- 29 April, 2016
- Land, Tax
The evidence on foreign buyers could be just two weeks away.
A land tax to dampen demand by foreign-based buyers would be a complete flip in the Government's insistence that overseas speculation has not been a problem in the heated property market, and a switch from its focus on increasing supply.
The Prime Minister told the Herald any land tax could also apply to Kiwis abroad with property in New Zealand after an exemption period of perhaps three years away.
But such an exemption could potentially contravene New Zealand tax treaties with other countries.
If it did, the tax would apply at the same time to all foreign-based buyers who are tax residents elsewhere, including Kiwis abroad.
"Subject to our capacity to do so, New Zealanders living abroad would be exempt but you could do it for a period of three years at which point if they retained the property, they might have to start paying [the tax]."

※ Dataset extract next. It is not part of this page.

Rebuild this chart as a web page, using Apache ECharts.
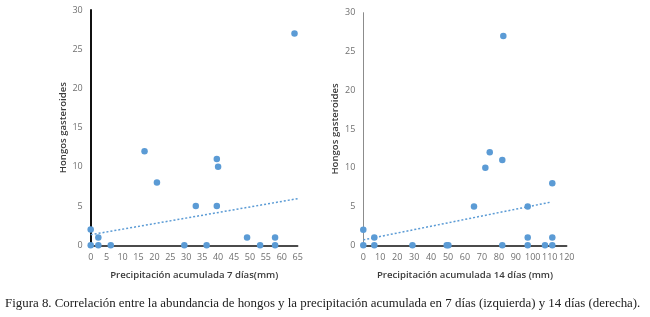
<!DOCTYPE html>
<html>
<head>
<meta charset="utf-8">
<script src="https://cdn.jsdelivr.net/npm/echarts@6/dist/echarts.min.js"></script>
<style>html,body{margin:0;padding:0;background:#fff}#c{width:650px;height:317px}</style>
</head>
<body>
<div id="c"></div>
<script>
// Left chart: 7-day accumulated precipitation
const precip7 = [0, 0, 2.4, 2.4, 6.3, 16.9, 20.8, 29.4, 33, 36.4, 39.6, 40, 39.6, 49.1, 53.2, 57.9, 57.9, 64];
const hongos7 = [2, 0, 1, 0, 0, 12, 8, 0, 5, 0, 11, 10, 5, 1, 0, 1, 0, 27];
const trend7X = [0, 65];
const trend7Y = [1.35, 5.95];
// Right chart: 14-day accumulated precipitation
const precip14 = [0, 0, 6.5, 6.5, 29, 49.2, 50.2, 65.3, 72, 74.6, 82, 82, 82.6, 97, 97, 97, 107.2, 111.5, 111.5, 111.5];
const hongos14 = [2, 0, 1, 0, 0, 0, 0, 5, 10, 12, 11, 0, 27, 5, 1, 0, 0, 8, 1, 0];
const trend14X = [0, 110.2];
const trend14Y = [0.7, 5.55];
const xTitles = ['Precipitación acumulada 7 días(mm)', 'Precipitación acumulada 14 días (mm)'];
const yTitle = 'Hongos gasteroides';
const caption = 'Figura 8. Correlación entre la abundancia de hongos y la precipitación acumulada en 7 días (izquierda) y 14 días (derecha).';

const pairs = (xs, ys) => xs.map((x, i) => [x, ys[i]]);
const blue = '#5B9BD5';
const tickLabel = {color: '#707070', fontSize: 9, fontFamily: 'Open Sans', margin: 8};
const nameStyle = {color: '#3a3a3a', fontSize: 9.6, fontWeight: 600, fontFamily: 'Open Sans'};

const chart = echarts.init(document.getElementById('c'), null, {renderer: 'canvas'});
chart.setOption({
  animation: false,
  grid: [
    {left: 90.7, top: 10, width: 207, height: 235.3},
    {left: 363.3, top: 12.7, width: 203.4, height: 232.6}
  ],
  xAxis: [
    {gridIndex: 0, type: 'value', min: 0, max: 65, interval: 5,
     name: xTitles[0], nameLocation: 'middle', nameGap: 25, nameTextStyle: nameStyle,
     axisLine: {lineStyle: {color: '#111', width: 1.5}}, axisTick: {show: false},
     axisLabel: tickLabel, splitLine: {show: false}},
    {gridIndex: 1, type: 'value', min: 0, max: 120, interval: 10,
     name: xTitles[1], nameLocation: 'middle', nameGap: 25, nameTextStyle: nameStyle,
     axisLine: {lineStyle: {color: '#111', width: 1.5}}, axisTick: {show: false},
     axisLabel: tickLabel, splitLine: {show: false}}
  ],
  yAxis: [
    {gridIndex: 0, type: 'value', min: 0, max: 30, interval: 5,
     name: yTitle, nameLocation: 'middle', nameGap: 22, nameTextStyle: nameStyle,
     axisLine: {show: true, lineStyle: {color: '#111', width: 2}}, axisTick: {show: false},
     axisLabel: tickLabel, splitLine: {show: false}},
    {gridIndex: 1, type: 'value', min: 0, max: 30, interval: 5,
     name: yTitle, nameLocation: 'middle', nameGap: 23, nameTextStyle: nameStyle,
     axisLine: {show: true, lineStyle: {color: '#8c8c8c', width: 1}}, axisTick: {show: false},
     axisLabel: tickLabel, splitLine: {show: false}}
  ],
  series: [
    {type: 'line', xAxisIndex: 0, yAxisIndex: 0, data: pairs(trend7X, trend7Y), symbol: 'none',
     lineStyle: {color: blue, width: 1.5, type: [2, 2]}, z: 1},
    {type: 'scatter', xAxisIndex: 0, yAxisIndex: 0, data: pairs(precip7, hongos7),
     symbolSize: 6.5, itemStyle: {color: blue, opacity: 1}, z: 3},
    {type: 'line', xAxisIndex: 1, yAxisIndex: 1, data: pairs(trend14X, trend14Y), symbol: 'none',
     lineStyle: {color: blue, width: 1.5, type: [2, 2]}, z: 1},
    {type: 'scatter', xAxisIndex: 1, yAxisIndex: 1, data: pairs(precip14, hongos14),
     symbolSize: 6.5, itemStyle: {color: blue, opacity: 1}, z: 3}
  ],
  graphic: [
    {type: 'text', left: 5, top: 297,
     style: {text: caption, font: '12.9px "Liberation Serif"', fill: '#222'}}
  ]
});
</script>
</body>
</html>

Why is the Government suddenly talking about a land tax on foreign-based property buyers?
It wants a Plan B in case data due soon shows a large number of overseas-based buyers in the New Zealand market.
Why doesn't it just ban them?
That would be a problem in some of New Zealand's free trade agreements which say foreign investors should be treated the same as local ones.
What about applying stamp duty?
That is a problem in the Korea FTA; a land tax is allowed but stamp duty isn't.
What would the TPP allow or prevent the Government doing if it is passed?
It allows the Government to impose both a land tax and a stamp duty on foreign-based buyers from TPP countries but not to ban sales.
What about a capital gains tax?
After opposing CGT for years, the Government passed one last year on property sold within two years of purchase, other than the family home, inheritance or matrimonial property.
What new data is the Government getting?
From October 1 it required tax residents elsewhere buying property in New Zealand to supply their equivalent of an IRD number.